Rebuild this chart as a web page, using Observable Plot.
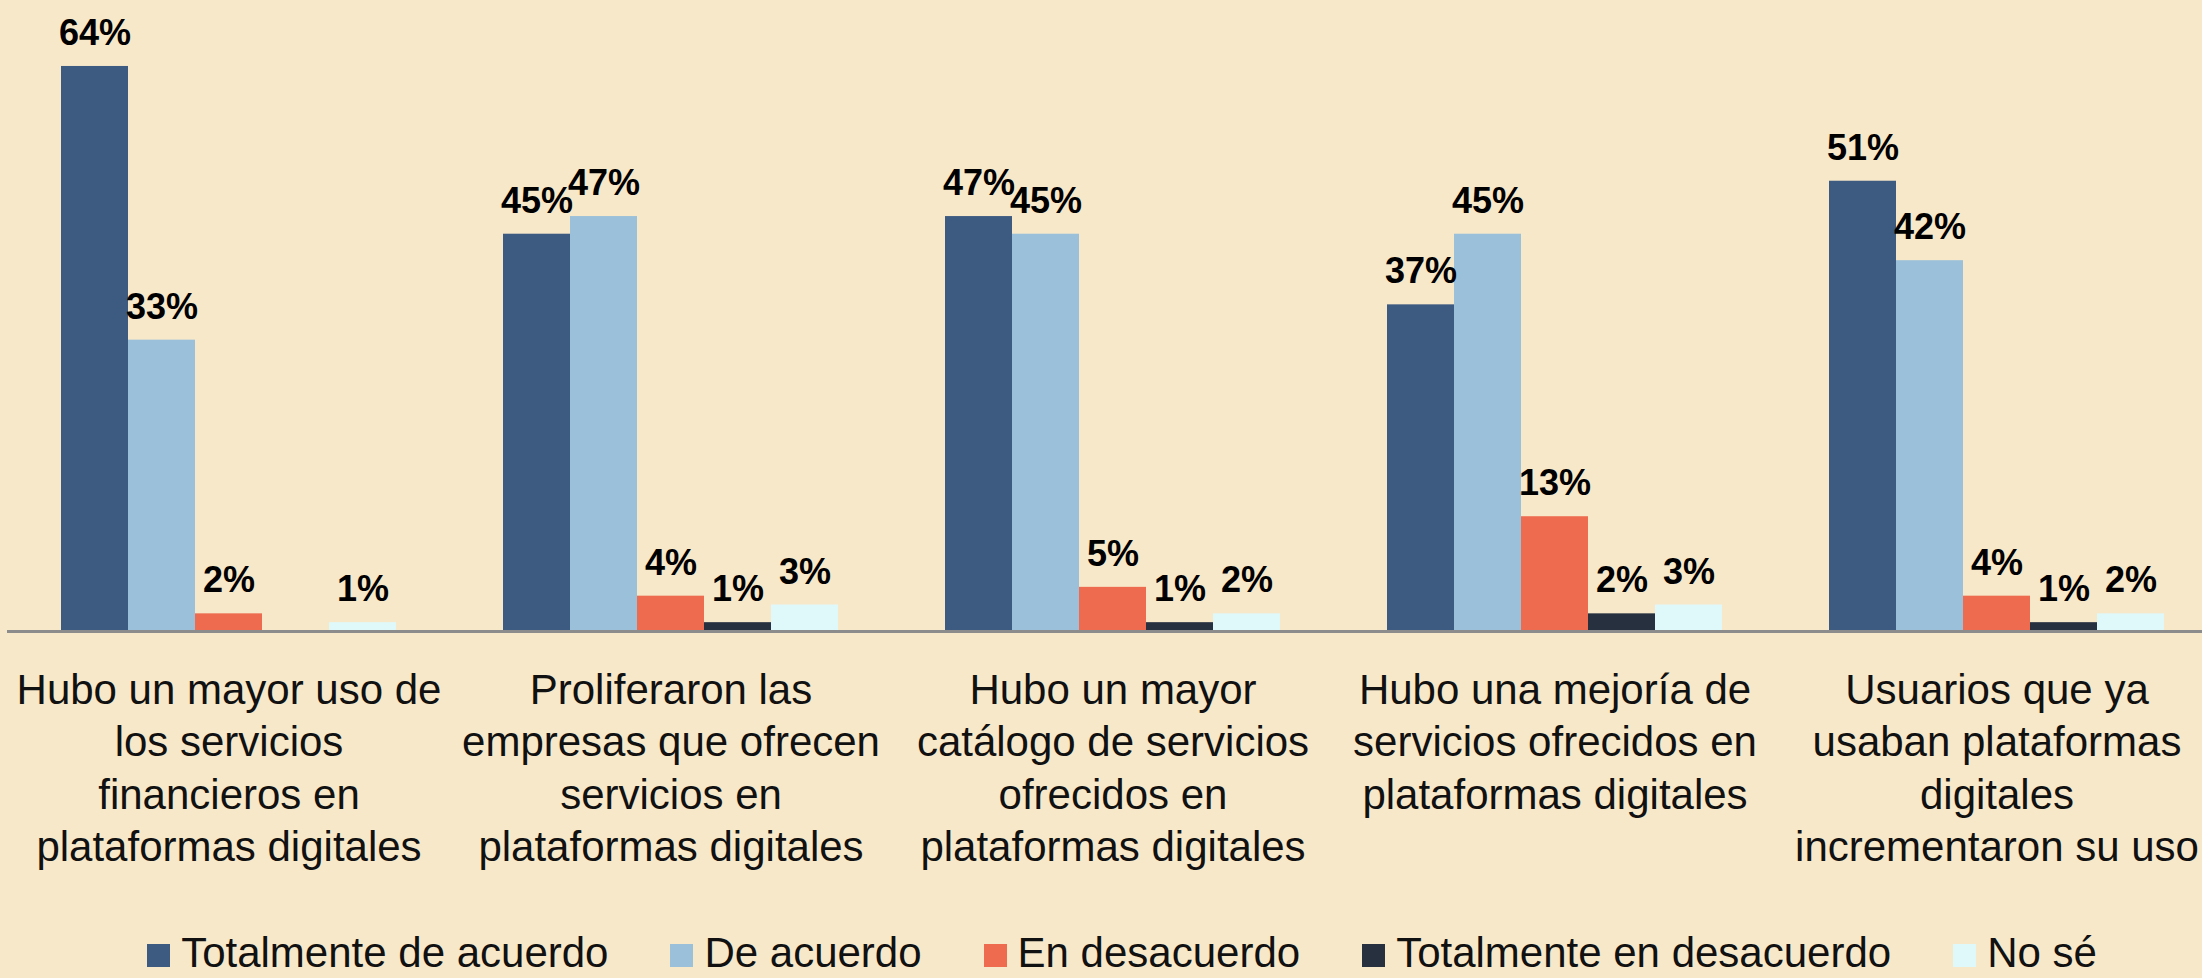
<!DOCTYPE html>
<html>
<head>
<meta charset="utf-8">
<script src="https://cdn.jsdelivr.net/npm/d3@7"></script>
<script src="https://cdn.jsdelivr.net/npm/@observablehq/plot@0.6"></script>
<style>
  html, body { margin: 0; padding: 0; background: #F7E8CA; overflow: hidden; }
  #chart svg { display: block; }
  #legend {
    display: flex; justify-content: center; align-items: baseline;
    font-family: "Liberation Sans", Arial, sans-serif; font-size: 42px; line-height: 46px;
    height: 46px; color: #111; padding-left: 42px;
  }
  .item { display: inline-flex; align-items: baseline; margin: 0 31px; white-space: nowrap; }
  .sw { display: inline-block; width: 23px; height: 23px; margin-right: 11px; }
</style>
</head>
<body>
<div id="chart"></div>
<div id="legend"></div>
<script>
const categories = [
  "Hubo un mayor uso de\nlos servicios\nfinancieros en\nplataformas digitales",
  "Proliferaron las\nempresas que ofrecen\nservicios en\nplataformas digitales",
  "Hubo un mayor\ncatálogo de servicios\nofrecidos en\nplataformas digitales",
  "Hubo una mejoría de\nservicios ofrecidos en\nplataformas digitales",
  "Usuarios que ya\nusaban plataformas\ndigitales\nincrementaron su uso"
];
const series = ["Totalmente de acuerdo", "De acuerdo", "En desacuerdo", "Totalmente en desacuerdo", "No sé"];
const colors = ["#3D5A80", "#9AC0DA", "#EE6B4F", "#27303F", "#DFF9FA"];

const totalmenteDeAcuerdo = [64, 45, 47, 37, 51];
const deAcuerdo = [33, 47, 45, 45, 42];
const enDesacuerdo = [2, 4, 5, 13, 4];
const totalmenteEnDesacuerdo = [null, 1, 1, 2, 1];
const noSe = [1, 3, 2, 3, 2];

const seriesValues = [totalmenteDeAcuerdo, deAcuerdo, enDesacuerdo, totalmenteEnDesacuerdo, noSe];
const rows = [];
categories.forEach((c, i) => {
  series.forEach((s, j) => {
    const v = seriesValues[j][i];
    if (v != null) rows.push({category: c, series: s, value: v});
  });
});

const chart = Plot.plot({
  width: 2202,
  height: 930,
  marginTop: 13,
  marginBottom: 299,
  marginLeft: 59,
  marginRight: 36,
  style: {background: "transparent", fontFamily: "'Liberation Sans', Arial, sans-serif", overflow: "visible"},
  fx: {domain: categories, paddingInner: 0.234, paddingOuter: 0, label: null},
  x: {domain: series, axis: null, padding: 0},
  y: {domain: [0, 70], axis: null},
  color: {domain: series, range: colors},
  marks: [
    Plot.barY(rows, {fx: "category", x: "series", y: "value", fill: "series"}),
    Plot.text(rows, {fx: "category", x: "series", y: "value", text: d => d.value + "%",
      dy: -33, fontSize: 36, fontWeight: "bold", fill: "#000"}),
    Plot.ruleY([0], {stroke: "#8C8C8C", strokeWidth: 3, insetLeft: -52, insetRight: -52}),
    Plot.axisFx({anchor: "bottom", tickSize: 0, tickPadding: 35, fontSize: 42, lineHeight: 1.25,
      label: null, fill: "#111"})
  ]
});
document.getElementById("chart").appendChild(chart);

const legend = document.getElementById("legend");
series.forEach((s, i) => {
  const item = document.createElement("span");
  item.className = "item";
  const sw = document.createElement("span");
  sw.className = "sw";
  sw.style.background = colors[i];
  item.appendChild(sw);
  item.appendChild(document.createTextNode(s));
  legend.appendChild(item);
});
</script>
</body>
</html>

________________________

### Task goal
Within the listing above, find every line containing the string "chart" and return it.

### Response
Rebuild this chart as a web page, using Observable Plot.
  #chart svg { display: block; }
<div id="chart"></div>
const chart = Plot.plot({
document.getElementById("chart").appendChild(chart);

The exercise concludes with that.